Chapter 1 introduces the concept of precarious housing, while Chapter 2 outlines the wider structural changes in European economies and housing policies that have led to a lack of affordable housing. Chapter 3 then examines one of the key consequences of a growing lack of affordable housing in Europe, housing evictions and the displacement of residents. Chapter 4 considers how a migration status impacts migrants’ ability to access affordable, safe, and secure housing generally and for refugees in particular.

Chapter 5 and Chapter 6“Informal settlements” and “Homelessness” – were drafted by the research team of the Open Society Institute – Sofia and present the scope, causes and dynamics of homelessness and illegally built housing and settlements such as migrant camps, neighbourhoods with a high concentration of poverty and often ethnically segregated and marginalized urban areas.

The concludingChapter 7 presents and discusses public policy and measures aimed at reducing precariousness in housing and alleviating the burden of related challenges.

The first draft of the chapters was discussed during a series of international multiplier events, in which a number of researchers, scholars, experts, practitioners and university students participated, contributing to an exercise of collective review and co-creation. PusH Strategic partnership partners also contributed to the chapters through revisions, discussions and by writing important insights on specific topics/contexts.

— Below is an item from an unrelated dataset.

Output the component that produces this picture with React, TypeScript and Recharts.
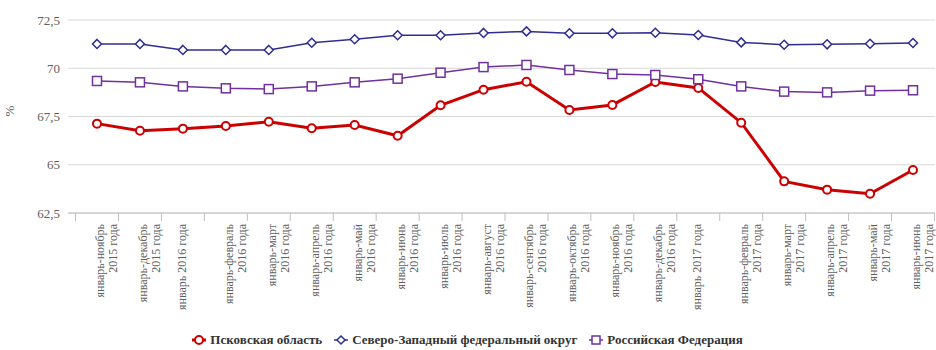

The book has been published by the Edition Donau-Universität Krems at the University for Continuing Education Krems in Austria and the open-access in pdf format is available for direct download here.

To visit the dedicated page on the publisher’s website go here.

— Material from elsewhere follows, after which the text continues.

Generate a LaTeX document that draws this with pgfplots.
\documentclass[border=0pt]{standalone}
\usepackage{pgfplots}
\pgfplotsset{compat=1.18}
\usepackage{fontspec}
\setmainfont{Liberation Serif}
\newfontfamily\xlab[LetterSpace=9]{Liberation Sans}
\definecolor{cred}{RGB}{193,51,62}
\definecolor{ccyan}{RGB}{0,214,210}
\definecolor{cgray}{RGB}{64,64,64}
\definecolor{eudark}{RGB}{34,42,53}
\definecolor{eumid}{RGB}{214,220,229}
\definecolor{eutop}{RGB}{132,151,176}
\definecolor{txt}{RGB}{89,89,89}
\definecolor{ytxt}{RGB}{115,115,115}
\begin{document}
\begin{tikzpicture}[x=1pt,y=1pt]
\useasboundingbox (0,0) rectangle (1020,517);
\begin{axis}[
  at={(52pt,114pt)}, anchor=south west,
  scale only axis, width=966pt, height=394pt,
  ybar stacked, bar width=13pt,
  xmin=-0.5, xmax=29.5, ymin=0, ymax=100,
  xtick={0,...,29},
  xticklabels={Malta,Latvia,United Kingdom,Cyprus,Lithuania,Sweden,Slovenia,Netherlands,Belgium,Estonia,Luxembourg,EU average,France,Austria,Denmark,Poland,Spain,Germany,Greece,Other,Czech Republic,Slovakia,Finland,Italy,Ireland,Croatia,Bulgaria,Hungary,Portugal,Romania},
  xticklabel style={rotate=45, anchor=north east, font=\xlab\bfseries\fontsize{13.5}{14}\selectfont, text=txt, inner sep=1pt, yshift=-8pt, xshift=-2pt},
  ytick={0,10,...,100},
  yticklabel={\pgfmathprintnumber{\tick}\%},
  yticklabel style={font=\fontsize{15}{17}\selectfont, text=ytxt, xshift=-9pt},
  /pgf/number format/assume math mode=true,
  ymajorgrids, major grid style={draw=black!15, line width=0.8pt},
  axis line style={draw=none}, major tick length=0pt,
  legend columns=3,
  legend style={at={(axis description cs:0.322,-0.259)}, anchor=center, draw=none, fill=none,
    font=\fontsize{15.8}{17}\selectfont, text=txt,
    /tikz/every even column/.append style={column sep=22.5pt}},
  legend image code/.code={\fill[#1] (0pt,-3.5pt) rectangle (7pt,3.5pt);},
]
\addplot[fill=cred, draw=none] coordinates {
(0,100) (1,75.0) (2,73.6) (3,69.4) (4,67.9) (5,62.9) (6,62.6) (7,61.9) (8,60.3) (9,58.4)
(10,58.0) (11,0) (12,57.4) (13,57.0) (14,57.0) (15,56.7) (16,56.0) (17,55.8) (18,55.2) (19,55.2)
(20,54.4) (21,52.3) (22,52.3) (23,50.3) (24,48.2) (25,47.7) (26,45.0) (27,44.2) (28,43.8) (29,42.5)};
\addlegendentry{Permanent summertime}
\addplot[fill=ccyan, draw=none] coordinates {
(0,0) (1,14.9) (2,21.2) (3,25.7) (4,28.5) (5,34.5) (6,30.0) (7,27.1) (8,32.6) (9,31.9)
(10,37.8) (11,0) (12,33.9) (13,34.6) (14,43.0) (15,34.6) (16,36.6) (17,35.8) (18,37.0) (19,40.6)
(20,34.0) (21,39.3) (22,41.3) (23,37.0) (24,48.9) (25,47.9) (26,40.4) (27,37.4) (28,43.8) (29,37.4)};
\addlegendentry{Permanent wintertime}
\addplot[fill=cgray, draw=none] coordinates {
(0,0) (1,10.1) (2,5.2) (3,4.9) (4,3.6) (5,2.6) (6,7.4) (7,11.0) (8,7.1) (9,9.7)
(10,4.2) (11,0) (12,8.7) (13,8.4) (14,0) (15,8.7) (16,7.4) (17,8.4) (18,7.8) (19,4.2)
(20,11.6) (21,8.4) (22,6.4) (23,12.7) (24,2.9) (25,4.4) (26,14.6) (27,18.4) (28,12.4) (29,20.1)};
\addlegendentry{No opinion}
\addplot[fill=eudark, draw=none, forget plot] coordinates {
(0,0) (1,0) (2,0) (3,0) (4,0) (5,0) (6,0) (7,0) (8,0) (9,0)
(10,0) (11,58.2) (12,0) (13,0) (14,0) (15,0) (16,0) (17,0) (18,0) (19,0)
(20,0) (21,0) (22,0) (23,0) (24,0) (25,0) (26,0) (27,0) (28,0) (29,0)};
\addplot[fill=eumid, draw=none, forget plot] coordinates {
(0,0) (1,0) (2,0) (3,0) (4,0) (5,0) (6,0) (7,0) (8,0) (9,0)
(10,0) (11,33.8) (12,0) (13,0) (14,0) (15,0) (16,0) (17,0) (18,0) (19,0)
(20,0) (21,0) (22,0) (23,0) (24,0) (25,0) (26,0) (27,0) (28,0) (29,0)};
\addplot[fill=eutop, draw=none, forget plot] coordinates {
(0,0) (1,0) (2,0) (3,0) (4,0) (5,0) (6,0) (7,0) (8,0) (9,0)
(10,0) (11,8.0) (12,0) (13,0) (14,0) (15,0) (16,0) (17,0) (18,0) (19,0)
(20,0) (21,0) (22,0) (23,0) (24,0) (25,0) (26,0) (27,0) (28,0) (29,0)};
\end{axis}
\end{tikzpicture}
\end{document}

The book and corresponding e-modules can be downloaded at the PusH project website here.

This book and the corresponding e-modules are the product of intensive international and transdisciplinary collaboration and intellectual exchange carried out within the project “PusH – Precarious housing in Europe”, financed under the “Erasmus +” Program of the European Union. The project is a partnership initiative of the Open Society Institute – Sofia, the universities of Durham (UK), Utrecht (Netherlands), Venice (Italy), Leuphana (Germany), Danube University Krems (Austria) and the Center for Economic and Regional Studies of the Hungarian Academy of Sciences (Hungary).